Repeat the listing exactly as given, omitting every image.

* * *

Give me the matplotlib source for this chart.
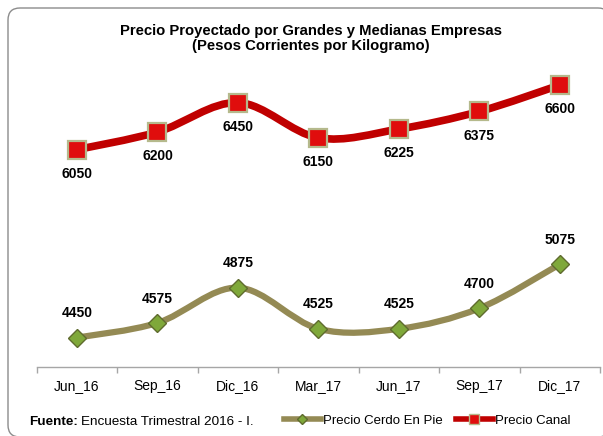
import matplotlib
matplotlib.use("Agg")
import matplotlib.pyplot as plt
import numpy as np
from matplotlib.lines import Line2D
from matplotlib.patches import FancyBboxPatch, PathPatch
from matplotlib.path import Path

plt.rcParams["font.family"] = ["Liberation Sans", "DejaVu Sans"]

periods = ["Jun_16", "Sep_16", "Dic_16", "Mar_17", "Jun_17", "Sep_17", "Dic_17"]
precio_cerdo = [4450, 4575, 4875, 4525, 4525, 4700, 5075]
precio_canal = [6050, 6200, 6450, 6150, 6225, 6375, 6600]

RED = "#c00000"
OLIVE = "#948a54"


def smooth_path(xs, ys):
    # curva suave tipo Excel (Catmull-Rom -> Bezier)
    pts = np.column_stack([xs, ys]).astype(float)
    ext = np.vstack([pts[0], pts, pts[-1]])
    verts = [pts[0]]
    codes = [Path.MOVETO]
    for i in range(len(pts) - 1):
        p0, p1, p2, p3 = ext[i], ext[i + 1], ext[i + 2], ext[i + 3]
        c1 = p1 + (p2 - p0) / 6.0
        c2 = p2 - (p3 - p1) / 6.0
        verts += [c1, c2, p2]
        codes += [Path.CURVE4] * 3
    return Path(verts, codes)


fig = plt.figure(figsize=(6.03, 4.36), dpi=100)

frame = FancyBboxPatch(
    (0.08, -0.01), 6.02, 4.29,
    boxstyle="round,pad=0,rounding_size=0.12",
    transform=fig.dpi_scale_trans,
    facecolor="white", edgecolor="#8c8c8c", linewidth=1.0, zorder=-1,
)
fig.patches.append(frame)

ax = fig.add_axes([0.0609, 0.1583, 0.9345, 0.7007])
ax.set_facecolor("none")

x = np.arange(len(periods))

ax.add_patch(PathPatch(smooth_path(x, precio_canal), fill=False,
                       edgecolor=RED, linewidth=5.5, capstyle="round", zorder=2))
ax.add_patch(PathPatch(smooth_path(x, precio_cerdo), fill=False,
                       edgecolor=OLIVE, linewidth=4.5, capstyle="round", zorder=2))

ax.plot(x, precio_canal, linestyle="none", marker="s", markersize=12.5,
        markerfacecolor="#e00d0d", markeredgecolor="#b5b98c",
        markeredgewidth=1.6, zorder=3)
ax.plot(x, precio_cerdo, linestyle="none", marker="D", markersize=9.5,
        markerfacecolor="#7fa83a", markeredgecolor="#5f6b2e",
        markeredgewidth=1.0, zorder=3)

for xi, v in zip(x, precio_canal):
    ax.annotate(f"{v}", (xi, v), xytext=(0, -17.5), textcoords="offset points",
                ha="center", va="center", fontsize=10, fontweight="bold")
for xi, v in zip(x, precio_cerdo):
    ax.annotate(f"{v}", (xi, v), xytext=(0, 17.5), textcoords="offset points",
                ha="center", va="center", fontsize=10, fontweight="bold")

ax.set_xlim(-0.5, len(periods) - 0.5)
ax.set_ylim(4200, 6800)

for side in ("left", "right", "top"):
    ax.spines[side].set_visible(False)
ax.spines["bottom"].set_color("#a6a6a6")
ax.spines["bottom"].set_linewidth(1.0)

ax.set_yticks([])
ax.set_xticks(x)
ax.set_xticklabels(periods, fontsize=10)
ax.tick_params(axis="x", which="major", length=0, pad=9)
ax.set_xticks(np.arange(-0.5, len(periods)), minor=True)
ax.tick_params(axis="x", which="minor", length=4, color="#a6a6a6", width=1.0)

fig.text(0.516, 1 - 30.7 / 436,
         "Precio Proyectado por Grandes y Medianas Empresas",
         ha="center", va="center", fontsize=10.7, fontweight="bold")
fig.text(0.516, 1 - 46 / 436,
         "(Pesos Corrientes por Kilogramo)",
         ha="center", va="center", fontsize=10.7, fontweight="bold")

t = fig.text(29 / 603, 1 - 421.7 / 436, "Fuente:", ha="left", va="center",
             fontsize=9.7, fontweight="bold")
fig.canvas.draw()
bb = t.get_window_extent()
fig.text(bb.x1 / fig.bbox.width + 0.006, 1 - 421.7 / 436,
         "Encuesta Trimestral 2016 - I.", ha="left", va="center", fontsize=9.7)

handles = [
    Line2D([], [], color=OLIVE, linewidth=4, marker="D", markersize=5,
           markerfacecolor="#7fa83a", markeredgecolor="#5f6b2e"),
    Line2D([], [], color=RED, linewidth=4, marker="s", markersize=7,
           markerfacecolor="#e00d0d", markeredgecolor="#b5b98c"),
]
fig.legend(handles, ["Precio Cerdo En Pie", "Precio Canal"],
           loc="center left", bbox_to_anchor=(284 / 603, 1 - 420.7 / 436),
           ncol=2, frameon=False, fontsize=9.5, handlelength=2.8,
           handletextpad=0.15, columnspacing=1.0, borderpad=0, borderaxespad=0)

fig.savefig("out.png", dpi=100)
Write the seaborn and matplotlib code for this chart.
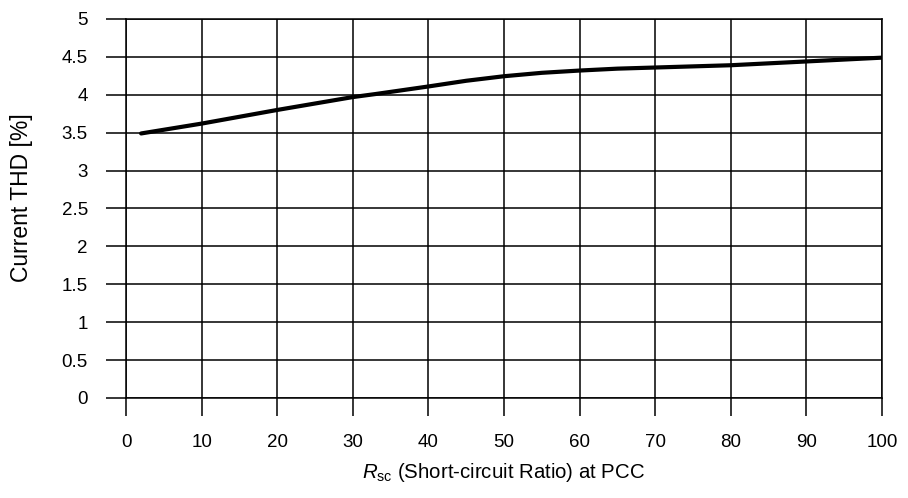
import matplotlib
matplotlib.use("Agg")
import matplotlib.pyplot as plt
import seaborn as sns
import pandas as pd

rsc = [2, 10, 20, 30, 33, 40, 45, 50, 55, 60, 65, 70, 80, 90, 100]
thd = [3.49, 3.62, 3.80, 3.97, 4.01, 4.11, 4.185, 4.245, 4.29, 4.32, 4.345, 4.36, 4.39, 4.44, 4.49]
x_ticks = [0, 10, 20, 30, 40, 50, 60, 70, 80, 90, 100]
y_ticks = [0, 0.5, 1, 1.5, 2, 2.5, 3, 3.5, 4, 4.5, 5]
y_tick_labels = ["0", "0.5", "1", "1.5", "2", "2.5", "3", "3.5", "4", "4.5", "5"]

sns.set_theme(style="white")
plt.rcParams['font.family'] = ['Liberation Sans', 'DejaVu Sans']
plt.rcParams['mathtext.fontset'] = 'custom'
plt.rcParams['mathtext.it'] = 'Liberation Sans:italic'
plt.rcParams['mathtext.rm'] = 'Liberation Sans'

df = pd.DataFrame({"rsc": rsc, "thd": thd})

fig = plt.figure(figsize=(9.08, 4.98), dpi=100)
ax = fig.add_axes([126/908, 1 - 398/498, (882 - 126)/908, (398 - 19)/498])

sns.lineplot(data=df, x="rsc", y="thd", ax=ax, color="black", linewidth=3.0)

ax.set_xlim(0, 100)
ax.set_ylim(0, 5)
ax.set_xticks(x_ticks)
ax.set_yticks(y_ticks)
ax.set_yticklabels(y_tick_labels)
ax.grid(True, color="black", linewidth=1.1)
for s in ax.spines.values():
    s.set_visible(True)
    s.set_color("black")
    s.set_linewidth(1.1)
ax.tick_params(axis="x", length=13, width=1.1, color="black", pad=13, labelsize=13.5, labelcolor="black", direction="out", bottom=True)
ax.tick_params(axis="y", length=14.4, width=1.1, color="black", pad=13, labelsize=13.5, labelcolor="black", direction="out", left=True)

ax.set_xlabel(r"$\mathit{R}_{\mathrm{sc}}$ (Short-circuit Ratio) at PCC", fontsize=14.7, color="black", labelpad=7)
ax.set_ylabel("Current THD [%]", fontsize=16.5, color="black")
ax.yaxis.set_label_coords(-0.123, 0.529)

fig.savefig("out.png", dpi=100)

* * *

▶ **Full solution**
Give me the matplotlib source for this chart.
import matplotlib
matplotlib.use("Agg")
import matplotlib.pyplot as plt
import numpy as np
from matplotlib.lines import Line2D
from matplotlib.patches import FancyBboxPatch, PathPatch
from matplotlib.path import Path

plt.rcParams["font.family"] = ["Liberation Sans", "DejaVu Sans"]

periods = ["Jun_16", "Sep_16", "Dic_16", "Mar_17", "Jun_17", "Sep_17", "Dic_17"]
precio_cerdo = [4450, 4575, 4875, 4525, 4525, 4700, 5075]
precio_canal = [6050, 6200, 6450, 6150, 6225, 6375, 6600]

RED = "#c00000"
OLIVE = "#948a54"


def smooth_path(xs, ys):
    # curva suave tipo Excel (Catmull-Rom -> Bezier)
    pts = np.column_stack([xs, ys]).astype(float)
    ext = np.vstack([pts[0], pts, pts[-1]])
    verts = [pts[0]]
    codes = [Path.MOVETO]
    for i in range(len(pts) - 1):
        p0, p1, p2, p3 = ext[i], ext[i + 1], ext[i + 2], ext[i + 3]
        c1 = p1 + (p2 - p0) / 6.0
        c2 = p2 - (p3 - p1) / 6.0
        verts += [c1, c2, p2]
        codes += [Path.CURVE4] * 3
    return Path(verts, codes)


fig = plt.figure(figsize=(6.03, 4.36), dpi=100)

frame = FancyBboxPatch(
    (0.08, -0.01), 6.02, 4.29,
    boxstyle="round,pad=0,rounding_size=0.12",
    transform=fig.dpi_scale_trans,
    facecolor="white", edgecolor="#8c8c8c", linewidth=1.0, zorder=-1,
)
fig.patches.append(frame)

ax = fig.add_axes([0.0609, 0.1583, 0.9345, 0.7007])
ax.set_facecolor("none")

x = np.arange(len(periods))

ax.add_patch(PathPatch(smooth_path(x, precio_canal), fill=False,
                       edgecolor=RED, linewidth=5.5, capstyle="round", zorder=2))
ax.add_patch(PathPatch(smooth_path(x, precio_cerdo), fill=False,
                       edgecolor=OLIVE, linewidth=4.5, capstyle="round", zorder=2))

ax.plot(x, precio_canal, linestyle="none", marker="s", markersize=12.5,
        markerfacecolor="#e00d0d", markeredgecolor="#b5b98c",
        markeredgewidth=1.6, zorder=3)
ax.plot(x, precio_cerdo, linestyle="none", marker="D", markersize=9.5,
        markerfacecolor="#7fa83a", markeredgecolor="#5f6b2e",
        markeredgewidth=1.0, zorder=3)

for xi, v in zip(x, precio_canal):
    ax.annotate(f"{v}", (xi, v), xytext=(0, -17.5), textcoords="offset points",
                ha="center", va="center", fontsize=10, fontweight="bold")
for xi, v in zip(x, precio_cerdo):
    ax.annotate(f"{v}", (xi, v), xytext=(0, 17.5), textcoords="offset points",
                ha="center", va="center", fontsize=10, fontweight="bold")

ax.set_xlim(-0.5, len(periods) - 0.5)
ax.set_ylim(4200, 6800)

for side in ("left", "right", "top"):
    ax.spines[side].set_visible(False)
ax.spines["bottom"].set_color("#a6a6a6")
ax.spines["bottom"].set_linewidth(1.0)

ax.set_yticks([])
ax.set_xticks(x)
ax.set_xticklabels(periods, fontsize=10)
ax.tick_params(axis="x", which="major", length=0, pad=9)
ax.set_xticks(np.arange(-0.5, len(periods)), minor=True)
ax.tick_params(axis="x", which="minor", length=4, color="#a6a6a6", width=1.0)

fig.text(0.516, 1 - 30.7 / 436,
         "Precio Proyectado por Grandes y Medianas Empresas",
         ha="center", va="center", fontsize=10.7, fontweight="bold")
fig.text(0.516, 1 - 46 / 436,
         "(Pesos Corrientes por Kilogramo)",
         ha="center", va="center", fontsize=10.7, fontweight="bold")

t = fig.text(29 / 603, 1 - 421.7 / 436, "Fuente:", ha="left", va="center",
             fontsize=9.7, fontweight="bold")
fig.canvas.draw()
bb = t.get_window_extent()
fig.text(bb.x1 / fig.bbox.width + 0.006, 1 - 421.7 / 436,
         "Encuesta Trimestral 2016 - I.", ha="left", va="center", fontsize=9.7)

handles = [
    Line2D([], [], color=OLIVE, linewidth=4, marker="D", markersize=5,
           markerfacecolor="#7fa83a", markeredgecolor="#5f6b2e"),
    Line2D([], [], color=RED, linewidth=4, marker="s", markersize=7,
           markerfacecolor="#e00d0d", markeredgecolor="#b5b98c"),
]
fig.legend(handles, ["Precio Cerdo En Pie", "Precio Canal"],
           loc="center left", bbox_to_anchor=(284 / 603, 1 - 420.7 / 436),
           ncol=2, frameon=False, fontsize=9.5, handlelength=2.8,
           handletextpad=0.15, columnspacing=1.0, borderpad=0, borderaxespad=0)

fig.savefig("out.png", dpi=100)
Write the seaborn and matplotlib code for this chart.
import matplotlib
matplotlib.use("Agg")
import matplotlib.pyplot as plt
import seaborn as sns
import pandas as pd

rsc = [2, 10, 20, 30, 33, 40, 45, 50, 55, 60, 65, 70, 80, 90, 100]
thd = [3.49, 3.62, 3.80, 3.97, 4.01, 4.11, 4.185, 4.245, 4.29, 4.32, 4.345, 4.36, 4.39, 4.44, 4.49]
x_ticks = [0, 10, 20, 30, 40, 50, 60, 70, 80, 90, 100]
y_ticks = [0, 0.5, 1, 1.5, 2, 2.5, 3, 3.5, 4, 4.5, 5]
y_tick_labels = ["0", "0.5", "1", "1.5", "2", "2.5", "3", "3.5", "4", "4.5", "5"]

sns.set_theme(style="white")
plt.rcParams['font.family'] = ['Liberation Sans', 'DejaVu Sans']
plt.rcParams['mathtext.fontset'] = 'custom'
plt.rcParams['mathtext.it'] = 'Liberation Sans:italic'
plt.rcParams['mathtext.rm'] = 'Liberation Sans'

df = pd.DataFrame({"rsc": rsc, "thd": thd})

fig = plt.figure(figsize=(9.08, 4.98), dpi=100)
ax = fig.add_axes([126/908, 1 - 398/498, (882 - 126)/908, (398 - 19)/498])

sns.lineplot(data=df, x="rsc", y="thd", ax=ax, color="black", linewidth=3.0)

ax.set_xlim(0, 100)
ax.set_ylim(0, 5)
ax.set_xticks(x_ticks)
ax.set_yticks(y_ticks)
ax.set_yticklabels(y_tick_labels)
ax.grid(True, color="black", linewidth=1.1)
for s in ax.spines.values():
    s.set_visible(True)
    s.set_color("black")
    s.set_linewidth(1.1)
ax.tick_params(axis="x", length=13, width=1.1, color="black", pad=13, labelsize=13.5, labelcolor="black", direction="out", bottom=True)
ax.tick_params(axis="y", length=14.4, width=1.1, color="black", pad=13, labelsize=13.5, labelcolor="black", direction="out", left=True)

ax.set_xlabel(r"$\mathit{R}_{\mathrm{sc}}$ (Short-circuit Ratio) at PCC", fontsize=14.7, color="black", labelpad=7)
ax.set_ylabel("Current THD [%]", fontsize=16.5, color="black")
ax.yaxis.set_label_coords(-0.123, 0.529)

fig.savefig("out.png", dpi=100)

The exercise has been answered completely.